[Begin]

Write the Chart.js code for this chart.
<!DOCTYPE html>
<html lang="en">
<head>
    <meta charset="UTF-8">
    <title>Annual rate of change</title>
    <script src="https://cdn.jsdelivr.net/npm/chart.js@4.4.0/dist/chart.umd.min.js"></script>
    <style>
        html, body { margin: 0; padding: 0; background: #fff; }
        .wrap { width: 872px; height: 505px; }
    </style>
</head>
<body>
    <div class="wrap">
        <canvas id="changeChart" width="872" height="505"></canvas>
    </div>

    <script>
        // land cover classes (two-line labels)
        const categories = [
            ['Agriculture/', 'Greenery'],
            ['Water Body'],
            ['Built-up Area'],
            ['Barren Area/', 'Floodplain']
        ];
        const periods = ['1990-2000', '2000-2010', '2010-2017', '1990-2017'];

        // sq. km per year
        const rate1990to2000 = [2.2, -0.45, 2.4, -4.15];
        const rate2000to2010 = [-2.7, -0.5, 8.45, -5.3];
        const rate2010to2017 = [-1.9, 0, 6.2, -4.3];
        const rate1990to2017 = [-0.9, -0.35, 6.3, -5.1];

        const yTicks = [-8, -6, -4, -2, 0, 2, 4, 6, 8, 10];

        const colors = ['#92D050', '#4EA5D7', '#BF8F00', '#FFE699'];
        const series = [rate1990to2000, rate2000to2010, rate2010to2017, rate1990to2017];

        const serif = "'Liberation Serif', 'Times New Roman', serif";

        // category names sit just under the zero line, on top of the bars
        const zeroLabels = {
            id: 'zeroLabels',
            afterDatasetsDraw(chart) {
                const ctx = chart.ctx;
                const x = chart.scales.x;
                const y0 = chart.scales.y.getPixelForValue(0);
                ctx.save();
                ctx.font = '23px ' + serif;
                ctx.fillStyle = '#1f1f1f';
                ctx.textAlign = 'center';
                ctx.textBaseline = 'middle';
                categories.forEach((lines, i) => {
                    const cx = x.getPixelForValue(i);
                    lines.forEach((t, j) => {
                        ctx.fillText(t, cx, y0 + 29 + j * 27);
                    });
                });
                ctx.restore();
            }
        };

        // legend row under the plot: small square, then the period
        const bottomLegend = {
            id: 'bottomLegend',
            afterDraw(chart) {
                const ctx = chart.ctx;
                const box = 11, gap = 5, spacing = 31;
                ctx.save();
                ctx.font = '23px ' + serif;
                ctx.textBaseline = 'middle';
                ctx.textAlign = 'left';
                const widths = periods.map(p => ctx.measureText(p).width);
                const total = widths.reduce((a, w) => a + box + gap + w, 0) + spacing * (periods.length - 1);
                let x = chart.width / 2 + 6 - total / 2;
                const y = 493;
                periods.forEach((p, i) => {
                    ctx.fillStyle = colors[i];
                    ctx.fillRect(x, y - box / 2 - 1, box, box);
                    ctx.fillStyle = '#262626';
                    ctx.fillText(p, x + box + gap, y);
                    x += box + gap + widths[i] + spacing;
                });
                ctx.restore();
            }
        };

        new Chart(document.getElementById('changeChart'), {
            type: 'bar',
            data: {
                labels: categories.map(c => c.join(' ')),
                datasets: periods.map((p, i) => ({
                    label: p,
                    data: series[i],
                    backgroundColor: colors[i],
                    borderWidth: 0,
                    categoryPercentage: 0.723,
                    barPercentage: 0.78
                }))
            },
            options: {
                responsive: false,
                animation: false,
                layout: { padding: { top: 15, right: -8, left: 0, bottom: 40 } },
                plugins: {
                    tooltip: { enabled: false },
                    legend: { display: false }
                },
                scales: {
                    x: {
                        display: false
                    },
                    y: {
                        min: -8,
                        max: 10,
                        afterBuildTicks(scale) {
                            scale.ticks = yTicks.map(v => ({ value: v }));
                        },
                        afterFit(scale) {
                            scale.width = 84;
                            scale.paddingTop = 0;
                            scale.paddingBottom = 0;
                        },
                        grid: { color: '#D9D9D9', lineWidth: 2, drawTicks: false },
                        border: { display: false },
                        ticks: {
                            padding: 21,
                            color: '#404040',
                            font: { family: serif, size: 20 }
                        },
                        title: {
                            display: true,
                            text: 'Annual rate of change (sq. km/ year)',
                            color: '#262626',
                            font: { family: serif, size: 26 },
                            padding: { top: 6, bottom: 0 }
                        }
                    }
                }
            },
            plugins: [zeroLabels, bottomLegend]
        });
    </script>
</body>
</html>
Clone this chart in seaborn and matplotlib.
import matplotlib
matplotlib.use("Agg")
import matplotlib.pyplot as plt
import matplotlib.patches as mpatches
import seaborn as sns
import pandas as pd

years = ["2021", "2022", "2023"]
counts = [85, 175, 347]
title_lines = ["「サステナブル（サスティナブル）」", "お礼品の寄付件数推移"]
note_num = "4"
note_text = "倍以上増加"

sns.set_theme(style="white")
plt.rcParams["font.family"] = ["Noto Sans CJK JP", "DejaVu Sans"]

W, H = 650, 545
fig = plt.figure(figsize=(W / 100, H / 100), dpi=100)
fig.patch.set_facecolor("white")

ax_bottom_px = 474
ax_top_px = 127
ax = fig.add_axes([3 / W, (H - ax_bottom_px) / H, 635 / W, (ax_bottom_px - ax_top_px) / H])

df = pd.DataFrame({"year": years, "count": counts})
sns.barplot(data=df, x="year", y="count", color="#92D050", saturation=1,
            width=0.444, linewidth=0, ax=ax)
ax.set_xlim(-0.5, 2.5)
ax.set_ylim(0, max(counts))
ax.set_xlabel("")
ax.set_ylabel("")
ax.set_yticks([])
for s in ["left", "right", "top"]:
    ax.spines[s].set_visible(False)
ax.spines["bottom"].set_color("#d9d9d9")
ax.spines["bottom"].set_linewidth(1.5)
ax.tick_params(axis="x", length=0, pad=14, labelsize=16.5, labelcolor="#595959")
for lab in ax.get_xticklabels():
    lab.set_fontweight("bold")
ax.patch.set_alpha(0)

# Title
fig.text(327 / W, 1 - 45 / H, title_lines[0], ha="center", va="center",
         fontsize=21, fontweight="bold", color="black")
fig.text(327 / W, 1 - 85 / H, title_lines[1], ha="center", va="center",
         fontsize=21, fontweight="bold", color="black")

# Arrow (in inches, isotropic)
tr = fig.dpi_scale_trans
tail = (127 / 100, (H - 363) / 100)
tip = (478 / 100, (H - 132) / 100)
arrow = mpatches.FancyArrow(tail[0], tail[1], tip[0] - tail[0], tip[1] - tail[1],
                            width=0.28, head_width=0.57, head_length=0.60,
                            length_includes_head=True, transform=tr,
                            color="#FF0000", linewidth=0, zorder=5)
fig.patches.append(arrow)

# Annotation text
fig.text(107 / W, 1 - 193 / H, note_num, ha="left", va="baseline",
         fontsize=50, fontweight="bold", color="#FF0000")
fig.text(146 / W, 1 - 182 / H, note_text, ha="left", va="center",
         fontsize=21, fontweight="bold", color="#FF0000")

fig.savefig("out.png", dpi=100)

[End]

#### REQUIRED TASK
Look back at the entries above. Retype the line with "Clone this chart in seaborn and matplotlib.", the line with "ax.patch.set_alpha(0)", and all lines in between.

#### THE RESPONSE
Clone this chart in seaborn and matplotlib.
import matplotlib
matplotlib.use("Agg")
import matplotlib.pyplot as plt
import matplotlib.patches as mpatches
import seaborn as sns
import pandas as pd

years = ["2021", "2022", "2023"]
counts = [85, 175, 347]
title_lines = ["「サステナブル（サスティナブル）」", "お礼品の寄付件数推移"]
note_num = "4"
note_text = "倍以上増加"

sns.set_theme(style="white")
plt.rcParams["font.family"] = ["Noto Sans CJK JP", "DejaVu Sans"]

W, H = 650, 545
fig = plt.figure(figsize=(W / 100, H / 100), dpi=100)
fig.patch.set_facecolor("white")

ax_bottom_px = 474
ax_top_px = 127
ax = fig.add_axes([3 / W, (H - ax_bottom_px) / H, 635 / W, (ax_bottom_px - ax_top_px) / H])

df = pd.DataFrame({"year": years, "count": counts})
sns.barplot(data=df, x="year", y="count", color="#92D050", saturation=1,
            width=0.444, linewidth=0, ax=ax)
ax.set_xlim(-0.5, 2.5)
ax.set_ylim(0, max(counts))
ax.set_xlabel("")
ax.set_ylabel("")
ax.set_yticks([])
for s in ["left", "right", "top"]:
    ax.spines[s].set_visible(False)
ax.spines["bottom"].set_color("#d9d9d9")
ax.spines["bottom"].set_linewidth(1.5)
ax.tick_params(axis="x", length=0, pad=14, labelsize=16.5, labelcolor="#595959")
for lab in ax.get_xticklabels():
    lab.set_fontweight("bold")
ax.patch.set_alpha(0)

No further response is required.